Yo James! Cut us some slack! How about a half-hour wake-up fun class at 9.30 on the Sunday morning, to ease us into the day? After all – who’s up for an hour’s class at 9 after a few hours sleep? Yes, it was Sunday, and with a commendable I’ll-sleep-when-I’m-dead attitude, the classes were once again packed with those for whom swing is most definitely the thing. I dreamt that I was in an advanced class with James and Cookie, and when I woke up – I was.

And then suddenly the last class came to an end. The weekend was taking the A train to the end of the line, and soon we would be flying home. But suddenly, out of the blue: The Mad Hatters’ Tea Party! Nobody expects the Mad Hatters’ Tea Party (unless they’ve read the schedule). And so the cry went up: "Fetch The Comfy Pew!" Not The Comfy Pew! Yes, The Comfy Pew! And so the tiny teashop near the cathedral that holds around six people provided they breathe in together was descended upon in large numbers. A tea and a scone and we’re solid gone.

The prelude to the evening dance was Cliptomaniacs in the cinema. Lennart Westerlund and Andrew Winton showed a wide variety of clips from the classics. Lennart focused on the origins of Lindy Hop with George Snowden, Al Minns and Leon James and The Nicholas Brothers, while Andrew showed excerpts from musicals with Gene Nelson, Fred Astaire, The Condos Brothers and Whitey’s Lindy Hoppers. The clip from Black Britain featuring the story of Ken Snakehips Johnson was also shown, together with his one screen appearance in Oh Daddy.

With impeccable timing, the screen showing ended minutes before Vile Bodies took the Arts Centre stage. Opening with a brisk Christopher Columbus, (you know, the guy who sailed the seas without a compass), the orchestra sounded exquisite. Stacey Kent was in fine vocal form, taking numbers from her recent Let Yourself Go Astaire tribute CD. The pace didn’t suit all the dancers, with quite a few slow numbers in the two sets. But the same people were gasping for breath during the intermission, as the DJ music upped the tempo until the inevitable Sing Sing Sing jam session. One unfortunate by-product was Lennart accidentally demolishing one of the bandstands in an attempt to resist the invitation of Cookie to join her on the floor!

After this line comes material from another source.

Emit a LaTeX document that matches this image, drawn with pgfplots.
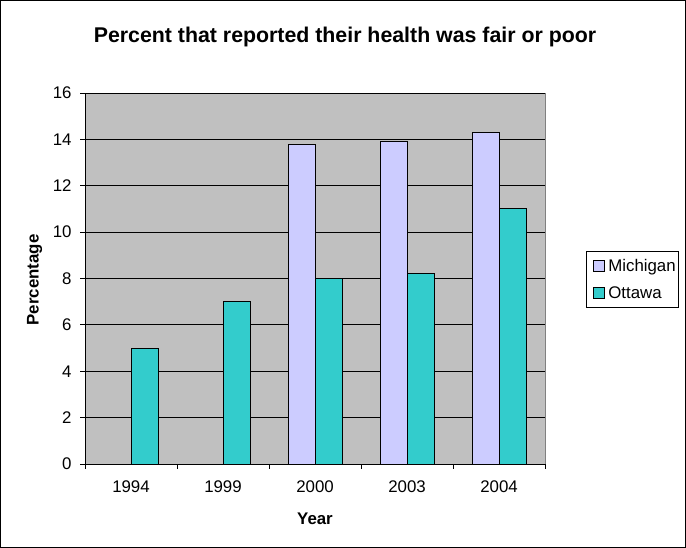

Every year at JATW is always new. New County, New Steps, New T-shirt, New Shoes and by the end of it, New Legs. Bookings are already being taken for Woodside 2001 on the Bank Holiday Weekend of May 4 to 6. The chances are, it will be a sell-out again. If you’ve never been, treat yourself. After all, you don’t want to be sat there in a year’s time just reading about a great time – do you?